Exercise brief: Return only the lines from the top of the data down to the one that holds "const xTitle2 = 'Distance", both included, without any pictures.

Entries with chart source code
---------------
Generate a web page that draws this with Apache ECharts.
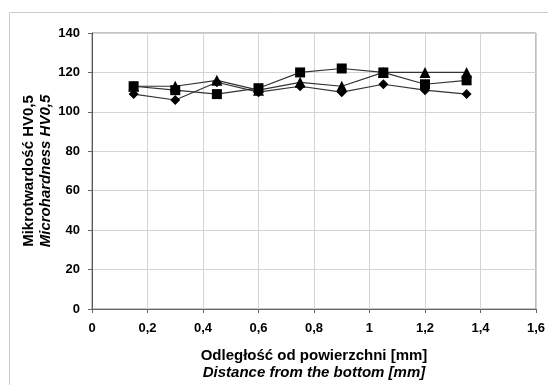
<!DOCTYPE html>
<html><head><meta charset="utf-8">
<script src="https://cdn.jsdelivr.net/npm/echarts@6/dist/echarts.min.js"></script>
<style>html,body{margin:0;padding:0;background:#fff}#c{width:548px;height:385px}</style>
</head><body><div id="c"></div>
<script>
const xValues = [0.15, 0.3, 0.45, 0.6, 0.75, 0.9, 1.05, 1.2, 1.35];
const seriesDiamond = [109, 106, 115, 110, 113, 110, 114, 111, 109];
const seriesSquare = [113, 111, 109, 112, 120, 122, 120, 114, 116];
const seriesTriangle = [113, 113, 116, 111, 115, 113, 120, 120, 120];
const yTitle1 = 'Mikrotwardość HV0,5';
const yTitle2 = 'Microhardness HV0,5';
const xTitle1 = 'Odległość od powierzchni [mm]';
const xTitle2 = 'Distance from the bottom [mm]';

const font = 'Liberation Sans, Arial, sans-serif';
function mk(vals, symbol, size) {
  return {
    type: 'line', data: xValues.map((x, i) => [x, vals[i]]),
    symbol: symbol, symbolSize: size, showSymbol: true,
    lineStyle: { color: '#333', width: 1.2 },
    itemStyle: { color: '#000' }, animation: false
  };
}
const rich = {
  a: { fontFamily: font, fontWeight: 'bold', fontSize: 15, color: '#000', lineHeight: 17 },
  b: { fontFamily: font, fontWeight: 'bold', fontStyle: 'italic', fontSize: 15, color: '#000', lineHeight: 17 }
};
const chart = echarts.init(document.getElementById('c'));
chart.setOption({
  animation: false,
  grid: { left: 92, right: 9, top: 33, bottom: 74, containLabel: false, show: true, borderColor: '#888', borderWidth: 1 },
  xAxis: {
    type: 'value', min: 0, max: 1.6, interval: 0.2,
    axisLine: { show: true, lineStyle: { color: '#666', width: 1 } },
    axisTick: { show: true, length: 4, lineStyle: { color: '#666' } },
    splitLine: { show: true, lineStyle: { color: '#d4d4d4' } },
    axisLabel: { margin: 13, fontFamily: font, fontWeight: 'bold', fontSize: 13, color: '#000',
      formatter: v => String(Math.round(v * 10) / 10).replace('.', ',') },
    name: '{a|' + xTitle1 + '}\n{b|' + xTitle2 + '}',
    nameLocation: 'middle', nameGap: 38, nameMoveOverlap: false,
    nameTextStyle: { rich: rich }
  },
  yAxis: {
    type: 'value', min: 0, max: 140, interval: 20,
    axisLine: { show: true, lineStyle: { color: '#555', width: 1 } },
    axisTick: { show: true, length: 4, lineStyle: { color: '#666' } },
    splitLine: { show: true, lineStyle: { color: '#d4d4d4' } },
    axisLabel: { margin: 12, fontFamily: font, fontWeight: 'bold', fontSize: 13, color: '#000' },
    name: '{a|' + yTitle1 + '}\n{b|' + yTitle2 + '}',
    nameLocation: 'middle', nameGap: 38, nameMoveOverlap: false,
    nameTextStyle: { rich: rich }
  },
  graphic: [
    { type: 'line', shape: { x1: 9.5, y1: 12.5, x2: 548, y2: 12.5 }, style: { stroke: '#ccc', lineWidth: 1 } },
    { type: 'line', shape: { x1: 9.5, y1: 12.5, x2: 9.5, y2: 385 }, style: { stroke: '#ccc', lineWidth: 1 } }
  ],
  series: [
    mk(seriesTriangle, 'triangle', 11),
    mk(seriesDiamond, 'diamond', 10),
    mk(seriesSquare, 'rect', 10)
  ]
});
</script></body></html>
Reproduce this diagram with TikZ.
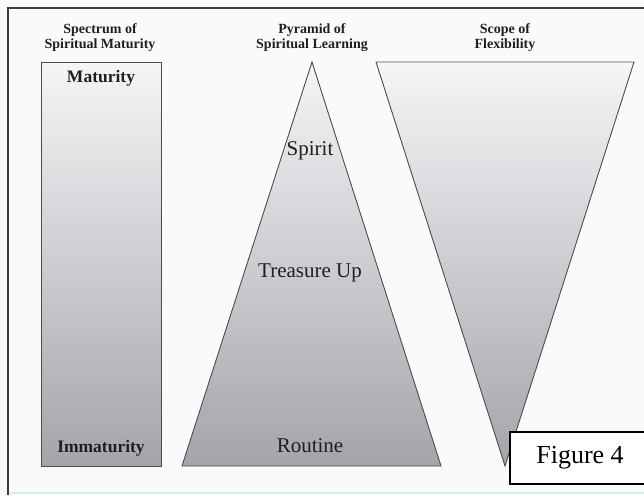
---------------
Answer to the problem:
Generate a web page that draws this with Apache ECharts.
<!DOCTYPE html>
<html><head><meta charset="utf-8">
<script src="https://cdn.jsdelivr.net/npm/echarts@6/dist/echarts.min.js"></script>
<style>html,body{margin:0;padding:0;background:#fff}#c{width:548px;height:385px}</style>
</head><body><div id="c"></div>
<script>
const xValues = [0.15, 0.3, 0.45, 0.6, 0.75, 0.9, 1.05, 1.2, 1.35];
const seriesDiamond = [109, 106, 115, 110, 113, 110, 114, 111, 109];
const seriesSquare = [113, 111, 109, 112, 120, 122, 120, 114, 116];
const seriesTriangle = [113, 113, 116, 111, 115, 113, 120, 120, 120];
const yTitle1 = 'Mikrotwardość HV0,5';
const yTitle2 = 'Microhardness HV0,5';
const xTitle1 = 'Odległość od powierzchni [mm]';
const xTitle2 = 'Distance from the bottom [mm]';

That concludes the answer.